Beyond 'Templates': Category-Agnostic Object Pose, Size, and Shape Estimation from a Single View
Jinyu Zhang, Haitao Lin, Jiashu Hou, Xiangyang Xue, Yanwei Fu
TL;DR
This work introduces a unified category-agnostic framework that estimates an object’s $6D$ pose, size, and dense shape from a single RGB-D image without test-time priors. It fuses dense 2D foundation-model features with partial 3D point clouds in a Transformer encoder augmented by a Mixture-of-Experts, and uses parallel decoders to perform pose–size regression and shape reconstruction in one forward pass.
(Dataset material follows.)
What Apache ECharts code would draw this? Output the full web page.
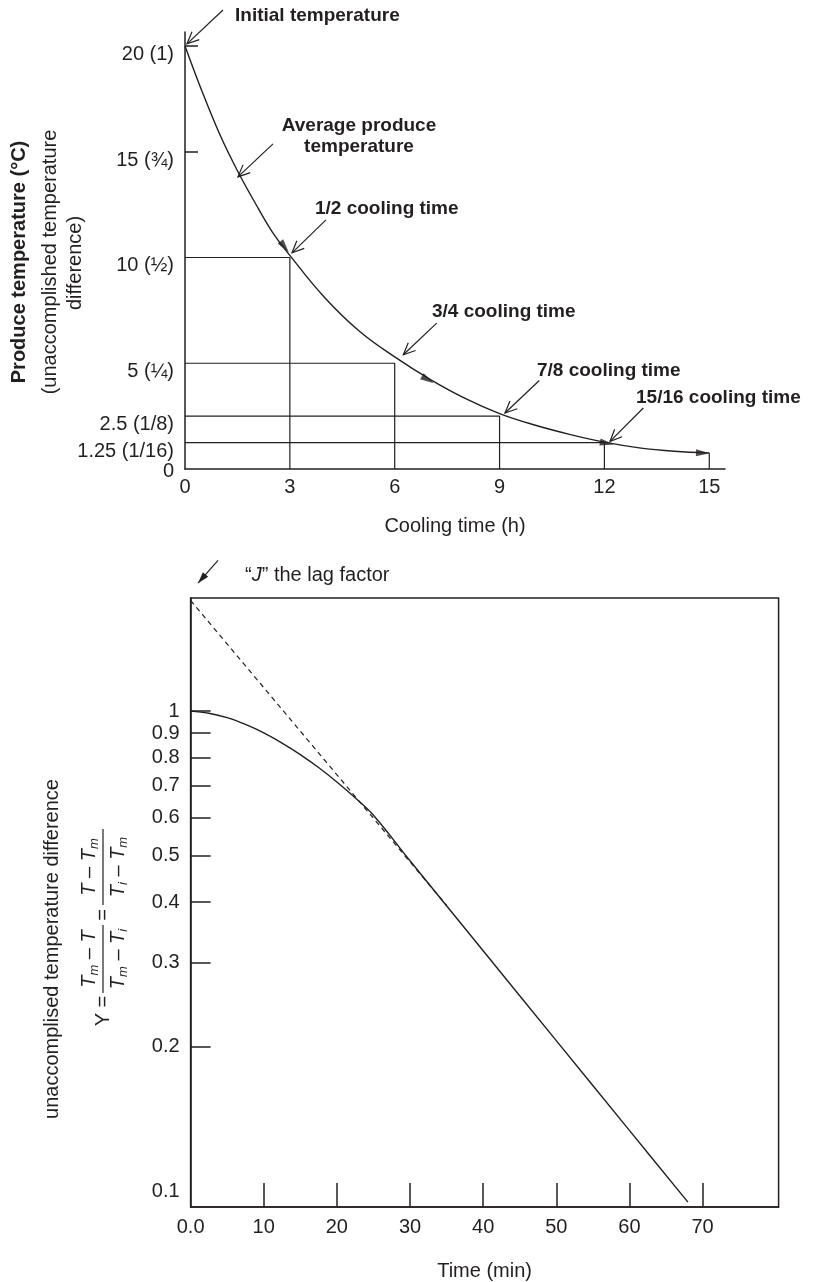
<!DOCTYPE html>
<html>
<head>
<meta charset="utf-8">
<script src="https://cdn.jsdelivr.net/npm/echarts@6/dist/echarts.min.js"></script>
<style>
html, body { margin: 0; padding: 0; background: #fff; }
#main { width: 814px; height: 1282px; }
</style>
</head>
<body>
<div id="main"></div>
<script>
var INK = '#231f20';
var FONT = '"Liberation Sans", Arial, Helvetica, sans-serif';

// --- top chart: produce cooling curve ---
var coolHours = [0, 0.5, 1, 1.5, 2, 2.5, 3, 4, 5, 6, 7, 8, 9, 10, 11, 12, 13, 14, 15];
var coolTemp  = [20, 17.8, 15.8, 14.1, 12.6, 11.2, 10.1, 8.1, 6.5, 5.3, 4.25, 3.35, 2.62, 2.08, 1.64, 1.27, 1.0, 0.84, 0.76];
var halfTimes  = [3, 6, 9, 12];
var halfLevels = [10, 5, 2.5, 1.25];
var endHour = 15;
var endTemp = 0.76;
var hourTicks = [0, 3, 6, 9, 12, 15];
var tempTicks = [0, 1.25, 2.5, 5, 10, 15, 20];
var tempTickLabels = ['0', '1.25 (1/16)', '2.5 (1/8)', '5 (\u00bc)', '10 (\u00bd)', '15 (\u00be)', '20 (1)'];
var tempMinorTicks = [15, 20];

// --- bottom chart: semi-log lag plot ---
var lagMinutes = [0, 2.5, 5, 7.5, 10, 12.5, 15, 17.5, 20, 22.5, 25, 30, 40, 50, 60, 68];
var lagY       = [1.0, 0.99, 0.969, 0.938, 0.901, 0.858, 0.812, 0.763, 0.712, 0.66, 0.607, 0.488, 0.317, 0.206, 0.134, 0.095];
var asymMinutes = [0, 35];
var asymY       = [1.70, 0.394];
var minuteTicks = [0, 10, 20, 30, 40, 50, 60, 70];
var yTickValues = [1, 0.9, 0.8, 0.7, 0.6, 0.5, 0.4, 0.3, 0.2];
var yLabelValues = [1, 0.9, 0.8, 0.7, 0.6, 0.5, 0.4, 0.3, 0.2, 0.1];

// annotation arrows (data coordinates of each grid)
var topArrows = [
  [[1.087, 21.70], [0.057, 20.10]],
  [[2.518, 15.37], [1.516, 13.81]],
  [[4.034, 11.78], [3.062, 10.22]],
  [[7.202, 6.898], [6.246, 5.40]],
  [[10.137, 4.186], [9.156, 2.646]],
  [[13.113, 2.882], [12.16, 1.304]]
];
var lagArrow = [[3.75, 2.061], [1.01, 1.847]];
var curveHeads = [
  { at: [2.85, 10.5], rot: -143 },
  { at: [6.95, 4.22], rot: -120 },
  { at: [12.07, 1.22], rot: -100 },
  { at: [14.82, 0.76], rot: -92 }
];

function zip(a, b) { return a.map(function (v, i) { return [v, b[i]]; }); }

var myChart = echarts.init(document.getElementById('main'), null, { renderer: 'canvas' });

var lineBase = { type: 'line', showSymbol: false, symbol: 'none', silent: true, lineStyle: { color: INK, width: 1.2 } };

var series = [];
series.push(Object.assign({}, lineBase, {
  xAxisIndex: 0, yAxisIndex: 0, smooth: 0.4,
  lineStyle: { color: INK, width: 1.4 },
  data: zip(coolHours, coolTemp)
}));
halfTimes.forEach(function (t, i) {
  series.push(Object.assign({}, lineBase, {
    xAxisIndex: 0, yAxisIndex: 0,
    data: [[0, halfLevels[i]], [t, halfLevels[i]], [t, 0]]
  }));
});
series.push(Object.assign({}, lineBase, {
  xAxisIndex: 0, yAxisIndex: 0,
  data: [[endHour, 0], [endHour, endTemp]]
}));
series.push({
  type: 'scatter', xAxisIndex: 0, yAxisIndex: 0, silent: true,
  symbol: 'triangle', symbolSize: [7, 14],
  itemStyle: { color: INK },
  data: curveHeads.map(function (h) { return { value: h.at, symbolRotate: h.rot }; })
});
series.push(Object.assign({}, lineBase, {
  xAxisIndex: 1, yAxisIndex: 1, smooth: 0.4,
  lineStyle: { color: INK, width: 1.4 },
  data: zip(lagMinutes, lagY)
}));
series.push(Object.assign({}, lineBase, {
  xAxisIndex: 1, yAxisIndex: 1,
  lineStyle: { color: INK, width: 1.2, type: [5, 4] },
  data: zip(asymMinutes, asymY)
}));

var axisText = { color: INK, fontSize: 20, fontFamily: FONT };

var option = {
  animation: false,
  backgroundColor: '#fff',
  grid: [
    { left: 185, top: 32, width: 540, height: 437 },
    { left: 190.6, top: 598, width: 588, height: 614, show: true, borderColor: INK, borderWidth: 1.5 }
  ],
  xAxis: [
    {
      gridIndex: 0, type: 'value', min: 0, max: 15.45,
      axisLine: { lineStyle: { color: INK, width: 1.5 } },
      axisTick: { show: false },
      splitLine: { show: false },
      axisLabel: Object.assign({ customValues: hourTicks, margin: 8 }, axisText),
      name: 'Cooling time (h)', nameLocation: 'middle', nameGap: 47,
      nameTextStyle: axisText
    },
    {
      gridIndex: 1, type: 'value', min: 0, max: 80.4,
      axisLine: { lineStyle: { color: INK, width: 1.5 } },
      axisTick: { show: true, inside: true, length: 24, customValues: minuteTicks.slice(1), lineStyle: { color: INK, width: 1.5 } },
      splitLine: { show: false },
      axisLabel: Object.assign({
        customValues: minuteTicks, margin: 10,
        formatter: function (v) { return v === 0 ? '0.0' : String(v); }
      }, axisText),
      name: 'Time (min)', nameLocation: 'middle', nameGap: 54,
      nameTextStyle: axisText
    }
  ],
  yAxis: [
    {
      gridIndex: 0, type: 'value', min: 0, max: 20.66,
      axisLine: { show: true, lineStyle: { color: INK, width: 1.5 } },
      axisTick: { show: true, inside: true, length: 13, customValues: tempMinorTicks, lineStyle: { color: INK, width: 1.5 } },
      splitLine: { show: false },
      axisLabel: Object.assign({
        customValues: tempTicks, margin: 11, verticalAlign: 'top',
        formatter: function (v) {
          return v === 0 ? '{z|0}' : '{d|' + tempTickLabels[tempTicks.indexOf(v)] + '}';
        },
        rich: {
          d: { fontSize: 20, fontFamily: FONT, color: INK, lineHeight: 17 },
          z: { fontSize: 20, fontFamily: FONT, color: INK, lineHeight: 5 }
        }
      }, axisText)
    },
    {
      gridIndex: 1, type: 'log', logBase: 10, min: 0.0928, max: 1.72,
      axisLine: { show: true, lineStyle: { color: INK, width: 1.5 } },
      axisTick: { show: true, inside: true, length: 20, customValues: yTickValues, lineStyle: { color: INK, width: 1.5 } },
      minorTick: { show: false },
      splitLine: { show: false },
      axisLabel: Object.assign({
        customValues: yLabelValues, margin: 11,
        formatter: function (v) { return String(Math.round(v * 10) / 10); }
      }, axisText)
    }
  ],
  series: series
};

myChart.setOption(option);

// annotation arrows, placed through the axes
function px(gridIndex, pt) { return myChart.convertToPixel({ gridIndex: gridIndex }, pt); }
function arrow(gridIndex, seg, filled) {
  var a = px(gridIndex, seg[0]), b = px(gridIndex, seg[1]);
  var dx = b[0] - a[0], dy = b[1] - a[1], len = Math.sqrt(dx * dx + dy * dy);
  var ux = dx / len, uy = dy / len, L = filled ? 12 : 13, ang = filled ? 0.3 : 0.42;
  function head(s) {
    var c = Math.cos(s * ang), sn = Math.sin(s * ang);
    var rx = ux * c - uy * sn, ry = ux * sn + uy * c;
    return [b[0] - L * rx, b[1] - L * ry];
  }
  var out = [{ type: 'polyline', silent: true, shape: { points: [a, b] }, style: { stroke: INK, lineWidth: 1.2, fill: null } }];
  if (filled) {
    out.push({ type: 'polygon', silent: true, shape: { points: [head(1), b, head(-1)] }, style: { fill: INK } });
  } else {
    out.push({ type: 'polyline', silent: true, shape: { points: [head(1), b, head(-1)] }, style: { stroke: INK, lineWidth: 1.2, fill: null } });
  }
  return out;
}

var graphics = [];
topArrows.forEach(function (s) { graphics = graphics.concat(arrow(0, s, false)); });
graphics = graphics.concat(arrow(1, lagArrow, true));

function label(x, y, text, extra) {
  return {
    type: 'text', x: x, y: y, silent: true,
    style: Object.assign({ text: text, fill: INK, fontSize: 20, fontFamily: FONT, align: 'left', verticalAlign: 'middle' }, extra || {})
  };
}
var bold = { fontWeight: 'bold', fontSize: 19 };

graphics.push(label(235, 16, 'Initial temperature', bold));
graphics.push(label(359, 136.5, 'Average produce\ntemperature', Object.assign({ align: 'center', lineHeight: 21 }, bold)));
graphics.push(label(315, 209, '1/2 cooling time', bold));
graphics.push(label(432, 312, '3/4 cooling time', bold));
graphics.push(label(537, 371, '7/8 cooling time', bold));
graphics.push(label(636, 398, '15/16 cooling time', bold));

var rot = Math.PI / 2;
var t1 = label(19, 262, 'Produce temperature (\u00b0C)', { align: 'center', fontWeight: 'bold' }); t1.rotation = rot;
var t2 = label(50, 262, '(unaccomplished temperature', { align: 'center' }); t2.rotation = rot;
var t3 = label(75, 263, 'difference)', { align: 'center' }); t3.rotation = rot;
graphics.push(t1, t2, t3);

graphics.push(label(245, 575, '\u201c{i|J}\u201d the lag factor', {
  rich: { i: { fontStyle: 'italic', fontSize: 20, fontFamily: FONT, fill: INK } }
}));

var t4 = label(52, 949, 'unaccomplised temperature difference', { align: 'center' }); t4.rotation = rot;
graphics.push(t4);

// formula  Y = (Tm - T)/(Tm - Ti) = (T - Tm)/(Ti - Tm), written sideways
var richF = {
  i: { fontStyle: 'italic', fontSize: 20, fontFamily: FONT, fill: INK },
  s: { fontStyle: 'italic', fontSize: 13, fontFamily: FONT, fill: INK, padding: [10, 0, 0, 0] },
  n: { fontSize: 20, fontFamily: FONT, fill: INK }
};
function ftext(x, y, text) {
  return { type: 'text', x: x, y: y, silent: true,
    style: { text: text, rich: richF, fill: INK, fontSize: 20, fontFamily: FONT, align: 'center', verticalAlign: 'middle' } };
}
function fbar(x1, x2) {
  return { type: 'line', silent: true, shape: { x1: x1, y1: 0, x2: x2, y2: 0 }, style: { stroke: INK, lineWidth: 1.2 } };
}
graphics.push({
  type: 'group', x: 103, y: 929, rotation: rot,
  children: [
    ftext(-82, 0, '{n|Y =}'),
    fbar(-64, 4),
    ftext(-30, -14, '{i|T}{s|m}{n| \u2013 }{i|T}'),
    ftext(-30, 15, '{i|T}{s|m}{n| \u2013 }{i|T}{s|i}'),
    ftext(14, 0, '{n|=}'),
    fbar(24, 100),
    ftext(62, -14, '{i|T}{n| \u2013 }{i|T}{s|m}'),
    ftext(62, 15, '{i|T}{s|i}{n| \u2013 }{i|T}{s|m}')
  ]
});

myChart.setOption({ graphic: graphics });
</script>
</body>
</html>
Trained solely on synthetic data from 149 SOPE categories, the method achieves state-of-the-art results on seen objects and remarkable zero-shot generalization to unseen objects across four benchmarks (SOPE, ROPE, ObjaversePose, HANDAL), while running at 28 FPS. The approach advances open-set 6D understanding by delivering real-time, category-agnostic perception suitable for robotics and embodied AI, and it introduces ObjaversePose to enrich synthetic data for category-agnostic estimation.
Abstract
Estimating an object's 6D pose, size, and shape from visual input is a fundamental problem in computer vision, with critical applications in robotic grasping and manipulation. Existing methods either rely on object-specific priors such as CAD models or templates, or suffer from limited generalization across categories due to pose-shape entanglement and multi-stage pipelines. In this work, we propose a unified, category-agnostic framework that simultaneously predicts 6D pose, size, and dense shape from a single RGB-D image, without requiring templates, CAD models, or category labels at test time. Our model fuses dense 2D features from vision foundation models with partial 3D point clouds using a Transformer encoder enhanced by a Mixture-of-Experts, and employs parallel decoders for pose-size estimation and shape reconstruction, achieving real-time inference at 28 FPS. Trained solely on synthetic data from 149 categories in the SOPE dataset, our framework is evaluated on four diverse benchmarks SOPE, ROPE, ObjaversePose, and HANDAL, spanning over 300 categories. It achieves state-of-the-art accuracy on seen categories while demonstrating remarkably strong zero-shot generalization to unseen real-world objects, establishing a new standard for open-set 6D understanding in robotics and embodied AI.